A group of 28 artists will be kicked out of their Gowanus studio when the non-profit Spaceworks shutters operations in mid-June, forcing the creatives to move their artworks and belongings during the novel coronavirus outbreak, according to one local painter.
“It’s unconscionable to ask us to vacate our spaces while dealing with this disease,” said Danie Herard.
The once-charitable Spaceworks offered affordable spaces for artists at the sprawling 540 President St. building, as well as buildings in Park Slope, Williamsburg, and Manhattan — but the organization announced on March 31 that they’d be closing their doors this spring.
One artist who already moved their belongings out of the space subsequently contracted COVID-19, leaving others fearful about entering the building and the potential moving process, according to Johnny Thornton, the director of Arts Gowanus, an arts nonprofit based in the Gowanus space.
Spaceworks had initially told artists to pack up their belongings by May 25, but ultimately extended the move-out window to June 15 — nearly a month after the end of Governor Andrew Cuomo’s shelter-in-place order — after mounting pressure from tenants, said Thornton.
“It is a tricky legal situation for everyone involved, but artists should not be asked to risk their safety in the middle of this world pandemic,” said Thornton.
Spaceworks, which is the management company for the President Street building that’s owned by local real estate firm PDS Development Corporation, assured tenants that they would not dispose of any personal property without permission, and that they would waiver rent for May and return security deposits.
“We will be working closely with the landlord as things evolve,” said Spaceworks in a statement to tenants. “No personal items/ belongings will be disposed of unless you’ve let Spaceworks know that they’re unwanted or you’re leaving them behind. We appreciate your patience during this extraordinary time for all of us.”
And beyond the safety hazards of moving during a pandemic, Thornton worries that the loss of over two dozen artists would be devastating to the neighborhood that’s undergoing rapid changes amid a planned rezoning of the area.
“Gowanus has already been hemorrhaging artists, losing hundreds of artist spaces just in the past three years due to rental hikes and gentrification,” he said. “There is a real risk the neighborhood will permanently lose its unique character and artistic DNA if this trend continues.”

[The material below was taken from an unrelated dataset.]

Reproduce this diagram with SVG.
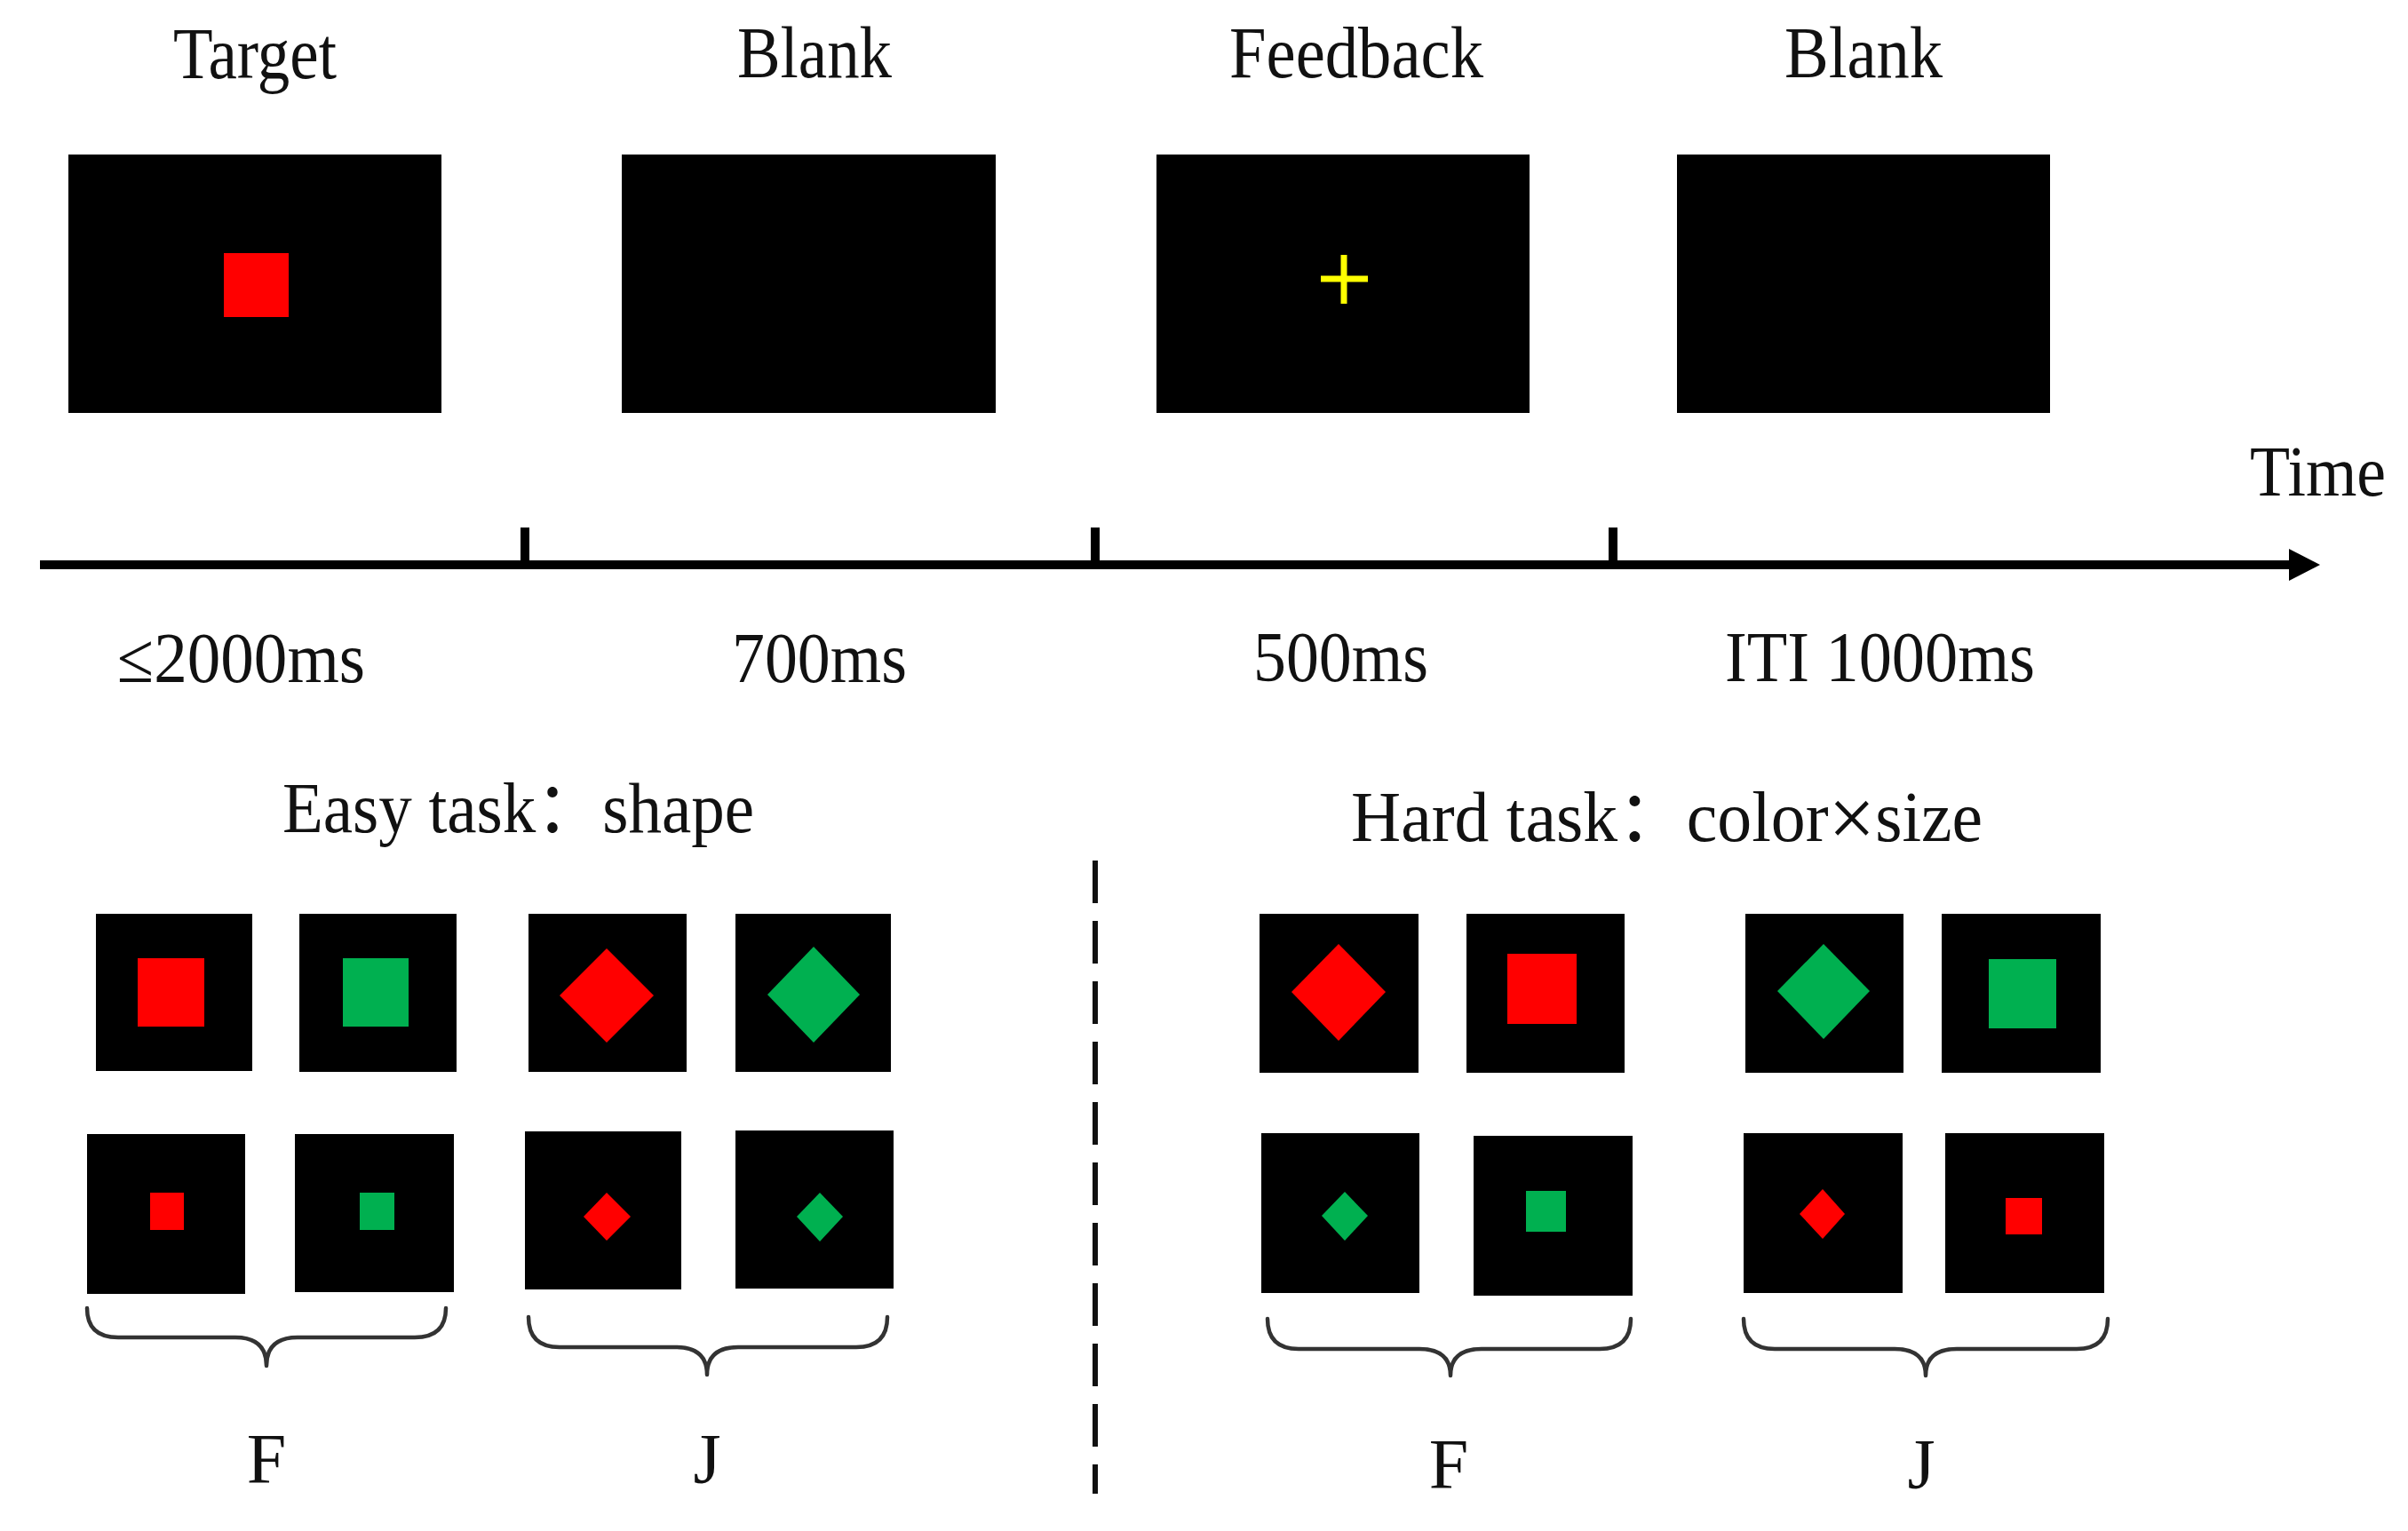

The non-profit kicking them out would also be particularly disastrous for the artists, many of whom recently lost their income due to the pandemic, according to Herard.
“I know it’s a difficult time for everyone overall, but for me and other artists who are likely to freelance to make ends meet, this has been extraordinarily challenging,” Herard said. “Without the necessary support we will lose the artists that have contributed to the vibrancy of Gowanus.”
The landlord cannot legally evict the tenants, as Cuomo’s 90-day ban on evictions is in effect until June 20 — even if the non-profit building management company dissolves, according to Prospect Heights-based tenant lawyer Edward Deignan.
“Tenants are tenants of the property owner, not the management company,” said Deignan. “The owner of the property could say, ‘Just pay your rent to me.’”
But even if they tried to fight an official eviction in court, many artists are wary that the landlord could simply lock the doors and hold their artwork and equipment hostage.
“We have keycard access, so once we lose that, what happens then?” Thornton said.
The artist’s lawyers pointed to the destruction of the 5Pointz graffiti in Queens, which showed that, even if artists win legal battles against a developer, their artworks might not survive the process.
“What landlords do and what’s legal are very different things, especially when it comes to artists,” Thornton said.
Thornton’s lawyers declined to comment directly.
Arts Gowanus proposed taking over as the new management company at the same rental rates — but PDS reps wouldn’t budge, according to Thornton.
“There was no movement there, they wanted to vacate it,” he said.
PDS Development Corporation did not return requests for comment.